Solo IRAs can only be the traditional type (not a Roth), but you can have a separate Roth, whether or not you are self-employed. All the names can be confusing, so for the sake of clarity in this article, you will only see the terms solo IRAs, solo 401Ks and Roth.

Solo IRAs allow tax deductible contributions. Regular income taxes are paid on disbursements after you reach retirement age. The paperwork is very simple and most brokers can handle the account.

Tax rules regarding solo 401ks are similar to solo IRAs, but the limit for yearly contributions is higher. There is more paperwork, so only a few brokerages offer the solo 401K.

The tax advantages to a Roth are different. Contributions are not tax deductible. You pay income tax during the tax year that you made the contribution. But, (and this can be important) distributions are not taxed. So, when you retire, the money that you take out of your Roth is not taxed. In addition, gains or profits within the account are tax free.

Anyone can open a Roth. Only self-employed people and business owners (with or without employees) can open solo IRAs. The solo 401K is only an option if you are self-employed and have no employees, other than yourself and your spouse. You can hire contractors, but if you have an employee that gets a W-2, you cannot open a solo 401K.

Maximum allowable contributions change with each tax year, but solo IRAs and 401ks have the highest maximum, currently over $100,000 per year for a couple, based on a percentage of your income or company profits. With a Roth, the maximum yearly contribution in 2008 is $10,000 per couple.

So, if your income is high or you want tax deferred income, then solo IRAs or 401ks are the way to go. If your income is lower or you would rather pay your taxes now and pay no taxes later, then a Roth is the way to go. Or, you can do a little of both.

If you have both, there are maximum yearly contributions that you can make all of your accounts combined. Your accountant or tax preparer can give you the details on that.

One expert suggestion is to convert solo IRAs into Roth accounts. That way, you get the immediate tax break and tax free disbursements.

While opinions vary, many experts feel that the flexibility and tax free disbursements of the Roth will lead to more money at retirement. Another advantage is that principal deposits can be withdrawn before retirement age, without paying penalties or income taxes.

In order to have the most flexibility, you want to look for a brokerage that offers self-directed accounts of all three types. You also want a broker that allows their clients to invest their retirement funds in things other than stocks and bonds.
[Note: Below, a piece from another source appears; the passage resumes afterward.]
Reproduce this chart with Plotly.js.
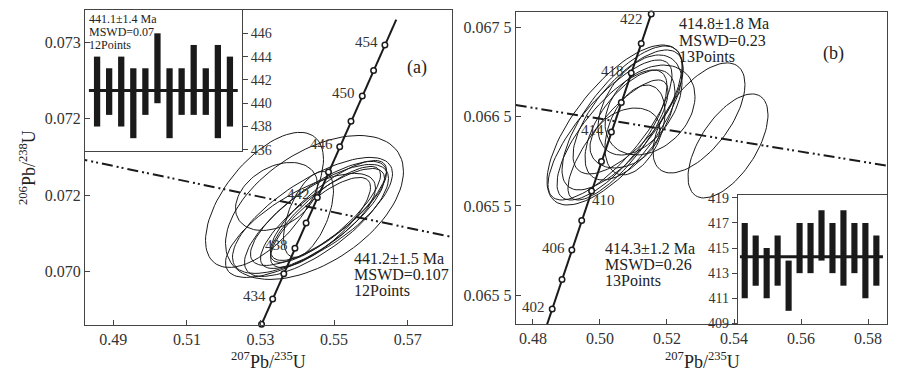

Real estate, for example, is becoming more popular as a tool to grow retirement accounts quickly. In today's economic environment, you need to be able to diversify, if you want a comfortable future.

Self-directed solo IRAs may be a little more difficult to find, but down the road, you will be glad that you went to the effort. One brokerage that offers all types of accounts and options to their clients is Equity Trust.
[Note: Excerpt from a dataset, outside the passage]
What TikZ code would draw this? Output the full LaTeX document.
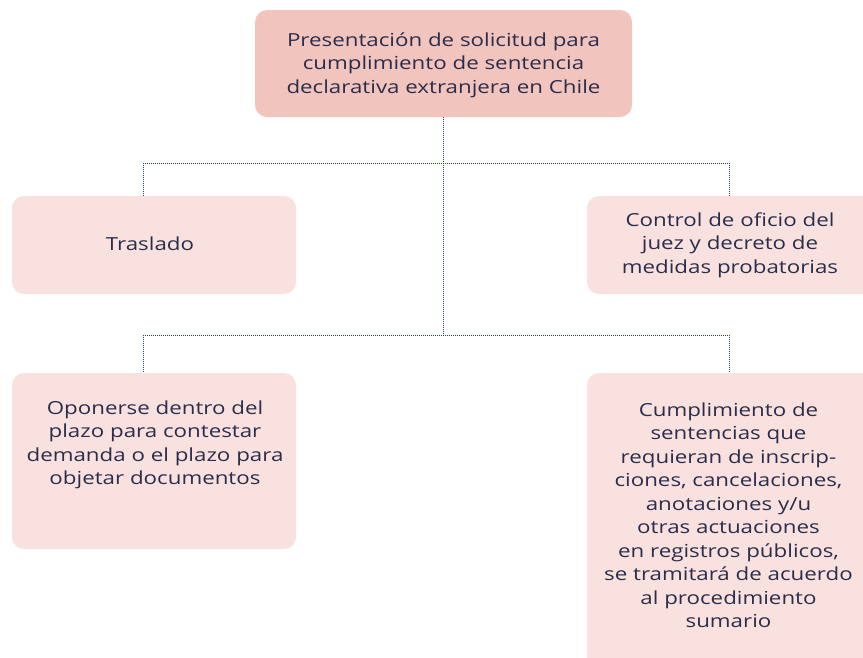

There are also advisors that can help you find real estate deals. With the right deal, it is possible to double or triple your initial contribution in a relatively short period of time. And, remember that profits made within solo IRAs are not subject to capital gains taxes.

As a self employed person, you worry about taxes and profits, but you need to plan for your retirement, either with solo IRAs, 401ks, a Roth or another plan. So get some help and choose the one that's right for you.